▶ TASK TO COMPLETE
Leaving the pictures aside, transcribe every line below exactly.
# START OF INFORMATION SHOWN
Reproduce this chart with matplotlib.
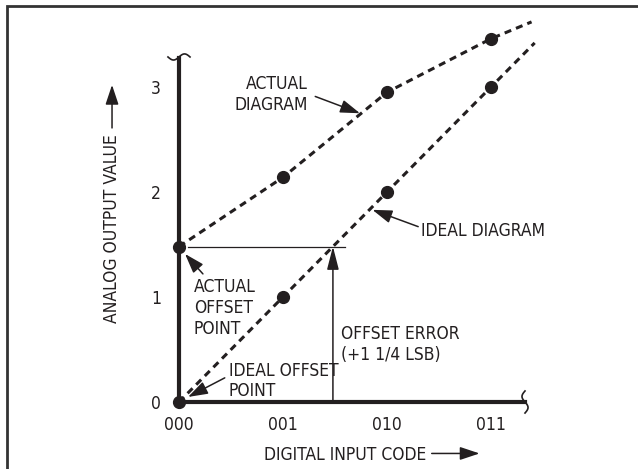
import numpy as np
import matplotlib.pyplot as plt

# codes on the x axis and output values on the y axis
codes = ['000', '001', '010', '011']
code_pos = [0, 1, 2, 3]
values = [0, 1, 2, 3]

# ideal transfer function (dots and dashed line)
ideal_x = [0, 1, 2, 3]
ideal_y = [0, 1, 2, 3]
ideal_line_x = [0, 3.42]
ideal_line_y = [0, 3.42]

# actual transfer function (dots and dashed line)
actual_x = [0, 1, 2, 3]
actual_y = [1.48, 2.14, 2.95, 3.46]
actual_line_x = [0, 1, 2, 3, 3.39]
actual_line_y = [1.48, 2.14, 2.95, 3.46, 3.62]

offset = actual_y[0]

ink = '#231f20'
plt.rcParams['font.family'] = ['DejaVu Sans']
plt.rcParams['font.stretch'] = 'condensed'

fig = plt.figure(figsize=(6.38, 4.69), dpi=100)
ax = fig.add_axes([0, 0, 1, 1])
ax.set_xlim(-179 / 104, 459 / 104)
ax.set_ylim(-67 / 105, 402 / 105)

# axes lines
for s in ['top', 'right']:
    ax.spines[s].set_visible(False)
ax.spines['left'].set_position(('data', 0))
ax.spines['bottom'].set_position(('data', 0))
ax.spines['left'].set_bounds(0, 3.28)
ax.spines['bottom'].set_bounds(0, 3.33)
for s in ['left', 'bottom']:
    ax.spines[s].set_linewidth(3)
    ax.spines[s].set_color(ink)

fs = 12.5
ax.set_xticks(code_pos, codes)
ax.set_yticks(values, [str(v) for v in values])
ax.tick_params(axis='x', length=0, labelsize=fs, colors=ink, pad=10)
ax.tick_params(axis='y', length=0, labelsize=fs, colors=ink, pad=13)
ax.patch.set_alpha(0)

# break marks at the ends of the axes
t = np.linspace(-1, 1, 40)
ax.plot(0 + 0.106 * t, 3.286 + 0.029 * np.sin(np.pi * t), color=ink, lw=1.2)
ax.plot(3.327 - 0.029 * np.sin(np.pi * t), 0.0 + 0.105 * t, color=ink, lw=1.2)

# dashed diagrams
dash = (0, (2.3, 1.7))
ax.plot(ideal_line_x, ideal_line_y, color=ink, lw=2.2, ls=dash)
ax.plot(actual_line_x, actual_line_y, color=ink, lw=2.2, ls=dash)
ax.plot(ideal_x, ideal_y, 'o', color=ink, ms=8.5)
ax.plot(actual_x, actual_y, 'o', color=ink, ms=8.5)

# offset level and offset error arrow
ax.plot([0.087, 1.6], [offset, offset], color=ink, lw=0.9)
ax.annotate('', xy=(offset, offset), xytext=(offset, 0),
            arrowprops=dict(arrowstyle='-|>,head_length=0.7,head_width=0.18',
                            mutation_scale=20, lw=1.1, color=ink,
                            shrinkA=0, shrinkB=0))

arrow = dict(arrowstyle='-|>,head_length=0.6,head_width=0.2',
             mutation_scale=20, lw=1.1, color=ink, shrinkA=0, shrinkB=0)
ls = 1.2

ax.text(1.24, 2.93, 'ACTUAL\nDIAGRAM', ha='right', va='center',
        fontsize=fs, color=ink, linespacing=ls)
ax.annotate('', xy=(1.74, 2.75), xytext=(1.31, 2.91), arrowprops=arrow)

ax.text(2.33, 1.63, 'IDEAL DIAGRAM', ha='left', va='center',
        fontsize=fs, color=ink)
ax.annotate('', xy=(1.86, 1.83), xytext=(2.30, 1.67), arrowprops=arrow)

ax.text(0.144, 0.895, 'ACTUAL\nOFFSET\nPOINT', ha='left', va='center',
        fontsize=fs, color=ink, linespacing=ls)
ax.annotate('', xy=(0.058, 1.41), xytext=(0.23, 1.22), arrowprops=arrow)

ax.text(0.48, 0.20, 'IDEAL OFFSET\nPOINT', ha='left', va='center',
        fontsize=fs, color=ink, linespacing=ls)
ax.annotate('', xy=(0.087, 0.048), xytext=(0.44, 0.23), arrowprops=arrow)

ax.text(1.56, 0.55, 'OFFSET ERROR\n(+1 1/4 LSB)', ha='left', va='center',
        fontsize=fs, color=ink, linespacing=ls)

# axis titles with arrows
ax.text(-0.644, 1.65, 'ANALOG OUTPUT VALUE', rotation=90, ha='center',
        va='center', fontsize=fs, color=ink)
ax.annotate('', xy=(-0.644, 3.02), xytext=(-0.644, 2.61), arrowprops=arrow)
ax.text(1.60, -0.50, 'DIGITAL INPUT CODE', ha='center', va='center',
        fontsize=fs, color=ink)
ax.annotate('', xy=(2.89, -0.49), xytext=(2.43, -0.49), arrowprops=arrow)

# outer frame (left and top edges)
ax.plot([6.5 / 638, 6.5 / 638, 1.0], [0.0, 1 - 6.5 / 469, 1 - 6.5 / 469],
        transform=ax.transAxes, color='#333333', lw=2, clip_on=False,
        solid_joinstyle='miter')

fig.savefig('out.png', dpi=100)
# END OF INFORMATION SHOWN
▶ FINISHED EXERCISE
Reproduce this chart with matplotlib.
import numpy as np
import matplotlib.pyplot as plt

# codes on the x axis and output values on the y axis
codes = ['000', '001', '010', '011']
code_pos = [0, 1, 2, 3]
values = [0, 1, 2, 3]

# ideal transfer function (dots and dashed line)
ideal_x = [0, 1, 2, 3]
ideal_y = [0, 1, 2, 3]
ideal_line_x = [0, 3.42]
ideal_line_y = [0, 3.42]

# actual transfer function (dots and dashed line)
actual_x = [0, 1, 2, 3]
actual_y = [1.48, 2.14, 2.95, 3.46]
actual_line_x = [0, 1, 2, 3, 3.39]
actual_line_y = [1.48, 2.14, 2.95, 3.46, 3.62]

offset = actual_y[0]

ink = '#231f20'
plt.rcParams['font.family'] = ['DejaVu Sans']
plt.rcParams['font.stretch'] = 'condensed'

fig = plt.figure(figsize=(6.38, 4.69), dpi=100)
ax = fig.add_axes([0, 0, 1, 1])
ax.set_xlim(-179 / 104, 459 / 104)
ax.set_ylim(-67 / 105, 402 / 105)

# axes lines
for s in ['top', 'right']:
    ax.spines[s].set_visible(False)
ax.spines['left'].set_position(('data', 0))
ax.spines['bottom'].set_position(('data', 0))
ax.spines['left'].set_bounds(0, 3.28)
ax.spines['bottom'].set_bounds(0, 3.33)
for s in ['left', 'bottom']:
    ax.spines[s].set_linewidth(3)
    ax.spines[s].set_color(ink)

fs = 12.5
ax.set_xticks(code_pos, codes)
ax.set_yticks(values, [str(v) for v in values])
ax.tick_params(axis='x', length=0, labelsize=fs, colors=ink, pad=10)
ax.tick_params(axis='y', length=0, labelsize=fs, colors=ink, pad=13)
ax.patch.set_alpha(0)

# break marks at the ends of the axes
t = np.linspace(-1, 1, 40)
ax.plot(0 + 0.106 * t, 3.286 + 0.029 * np.sin(np.pi * t), color=ink, lw=1.2)
ax.plot(3.327 - 0.029 * np.sin(np.pi * t), 0.0 + 0.105 * t, color=ink, lw=1.2)

# dashed diagrams
dash = (0, (2.3, 1.7))
ax.plot(ideal_line_x, ideal_line_y, color=ink, lw=2.2, ls=dash)
ax.plot(actual_line_x, actual_line_y, color=ink, lw=2.2, ls=dash)
ax.plot(ideal_x, ideal_y, 'o', color=ink, ms=8.5)
ax.plot(actual_x, actual_y, 'o', color=ink, ms=8.5)

# offset level and offset error arrow
ax.plot([0.087, 1.6], [offset, offset], color=ink, lw=0.9)
ax.annotate('', xy=(offset, offset), xytext=(offset, 0),
            arrowprops=dict(arrowstyle='-|>,head_length=0.7,head_width=0.18',
                            mutation_scale=20, lw=1.1, color=ink,
                            shrinkA=0, shrinkB=0))

arrow = dict(arrowstyle='-|>,head_length=0.6,head_width=0.2',
             mutation_scale=20, lw=1.1, color=ink, shrinkA=0, shrinkB=0)
ls = 1.2

ax.text(1.24, 2.93, 'ACTUAL\nDIAGRAM', ha='right', va='center',
        fontsize=fs, color=ink, linespacing=ls)
ax.annotate('', xy=(1.74, 2.75), xytext=(1.31, 2.91), arrowprops=arrow)

ax.text(2.33, 1.63, 'IDEAL DIAGRAM', ha='left', va='center',
        fontsize=fs, color=ink)
ax.annotate('', xy=(1.86, 1.83), xytext=(2.30, 1.67), arrowprops=arrow)

ax.text(0.144, 0.895, 'ACTUAL\nOFFSET\nPOINT', ha='left', va='center',
        fontsize=fs, color=ink, linespacing=ls)
ax.annotate('', xy=(0.058, 1.41), xytext=(0.23, 1.22), arrowprops=arrow)

ax.text(0.48, 0.20, 'IDEAL OFFSET\nPOINT', ha='left', va='center',
        fontsize=fs, color=ink, linespacing=ls)
ax.annotate('', xy=(0.087, 0.048), xytext=(0.44, 0.23), arrowprops=arrow)

ax.text(1.56, 0.55, 'OFFSET ERROR\n(+1 1/4 LSB)', ha='left', va='center',
        fontsize=fs, color=ink, linespacing=ls)

# axis titles with arrows
ax.text(-0.644, 1.65, 'ANALOG OUTPUT VALUE', rotation=90, ha='center',
        va='center', fontsize=fs, color=ink)
ax.annotate('', xy=(-0.644, 3.02), xytext=(-0.644, 2.61), arrowprops=arrow)
ax.text(1.60, -0.50, 'DIGITAL INPUT CODE', ha='center', va='center',
        fontsize=fs, color=ink)
ax.annotate('', xy=(2.89, -0.49), xytext=(2.43, -0.49), arrowprops=arrow)

# outer frame (left and top edges)
ax.plot([6.5 / 638, 6.5 / 638, 1.0], [0.0, 1 - 6.5 / 469, 1 - 6.5 / 469],
        transform=ax.transAxes, color='#333333', lw=2, clip_on=False,
        solid_joinstyle='miter')

fig.savefig('out.png', dpi=100)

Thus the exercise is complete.